▸ TASK DETAILS
Print the listing from its top line through the line containing "ax.set_ylim(0, 515 / 38.54)", nothing more, and leave out the pictures.

▸ DATA EXCERPT
↓

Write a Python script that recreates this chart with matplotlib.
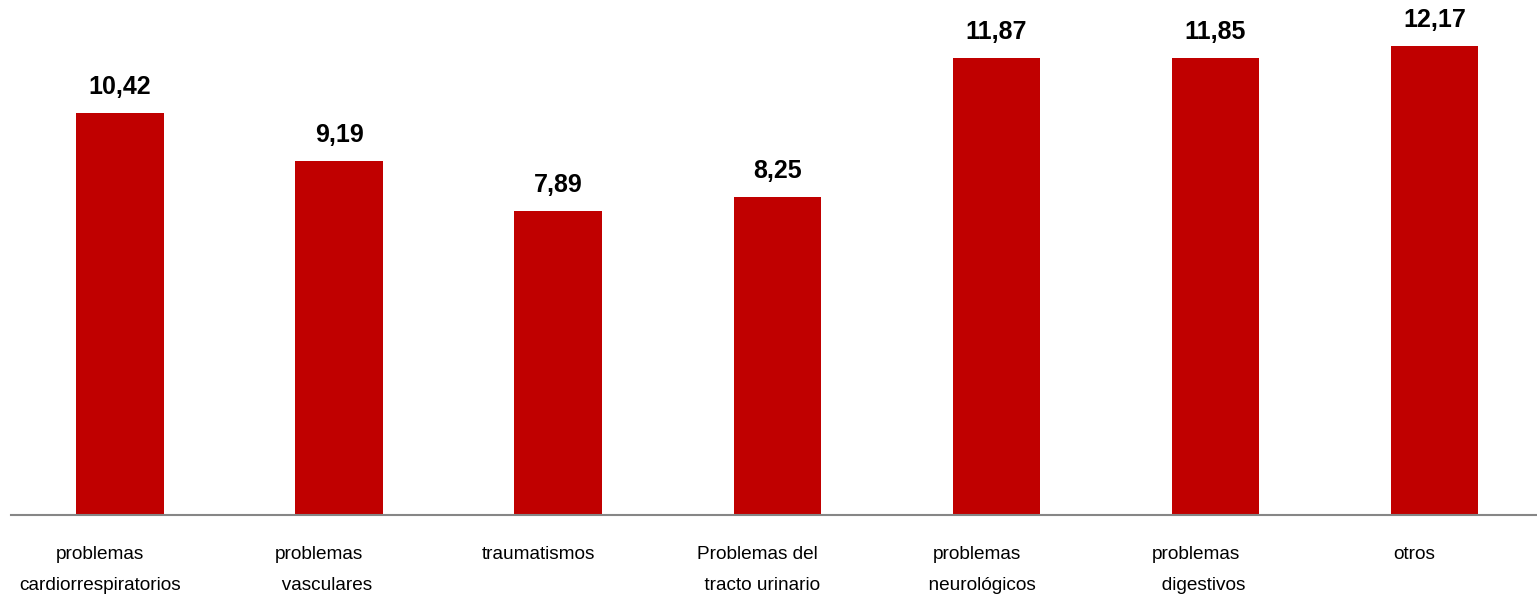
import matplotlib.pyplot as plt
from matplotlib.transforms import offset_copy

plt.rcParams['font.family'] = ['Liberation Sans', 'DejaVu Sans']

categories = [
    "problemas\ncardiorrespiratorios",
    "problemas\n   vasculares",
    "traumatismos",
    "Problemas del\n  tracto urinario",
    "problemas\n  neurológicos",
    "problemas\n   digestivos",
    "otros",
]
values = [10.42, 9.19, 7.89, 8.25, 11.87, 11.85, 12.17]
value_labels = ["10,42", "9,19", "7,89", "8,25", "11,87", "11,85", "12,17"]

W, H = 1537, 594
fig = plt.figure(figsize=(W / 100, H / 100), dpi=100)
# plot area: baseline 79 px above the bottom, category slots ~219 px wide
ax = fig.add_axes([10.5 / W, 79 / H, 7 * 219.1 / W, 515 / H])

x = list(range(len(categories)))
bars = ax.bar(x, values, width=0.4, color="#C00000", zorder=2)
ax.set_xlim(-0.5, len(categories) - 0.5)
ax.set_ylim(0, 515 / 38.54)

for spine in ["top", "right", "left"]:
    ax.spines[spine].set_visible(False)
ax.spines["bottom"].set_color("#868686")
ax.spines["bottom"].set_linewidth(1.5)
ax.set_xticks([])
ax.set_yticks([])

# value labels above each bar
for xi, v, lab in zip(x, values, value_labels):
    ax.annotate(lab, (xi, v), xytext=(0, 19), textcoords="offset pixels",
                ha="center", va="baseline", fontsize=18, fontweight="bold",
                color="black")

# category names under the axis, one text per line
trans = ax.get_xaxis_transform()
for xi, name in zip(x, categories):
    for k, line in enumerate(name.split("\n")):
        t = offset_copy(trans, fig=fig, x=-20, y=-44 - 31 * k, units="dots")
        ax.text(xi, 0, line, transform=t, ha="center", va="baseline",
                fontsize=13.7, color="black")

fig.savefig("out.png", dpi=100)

↑

▸ SOLUTION FOR THIS EXERCISE
Write a Python script that recreates this chart with matplotlib.
import matplotlib.pyplot as plt
from matplotlib.transforms import offset_copy

plt.rcParams['font.family'] = ['Liberation Sans', 'DejaVu Sans']

categories = [
    "problemas\ncardiorrespiratorios",
    "problemas\n   vasculares",
    "traumatismos",
    "Problemas del\n  tracto urinario",
    "problemas\n  neurológicos",
    "problemas\n   digestivos",
    "otros",
]
values = [10.42, 9.19, 7.89, 8.25, 11.87, 11.85, 12.17]
value_labels = ["10,42", "9,19", "7,89", "8,25", "11,87", "11,85", "12,17"]

W, H = 1537, 594
fig = plt.figure(figsize=(W / 100, H / 100), dpi=100)
# plot area: baseline 79 px above the bottom, category slots ~219 px wide
ax = fig.add_axes([10.5 / W, 79 / H, 7 * 219.1 / W, 515 / H])

x = list(range(len(categories)))
bars = ax.bar(x, values, width=0.4, color="#C00000", zorder=2)
ax.set_xlim(-0.5, len(categories) - 0.5)
ax.set_ylim(0, 515 / 38.54)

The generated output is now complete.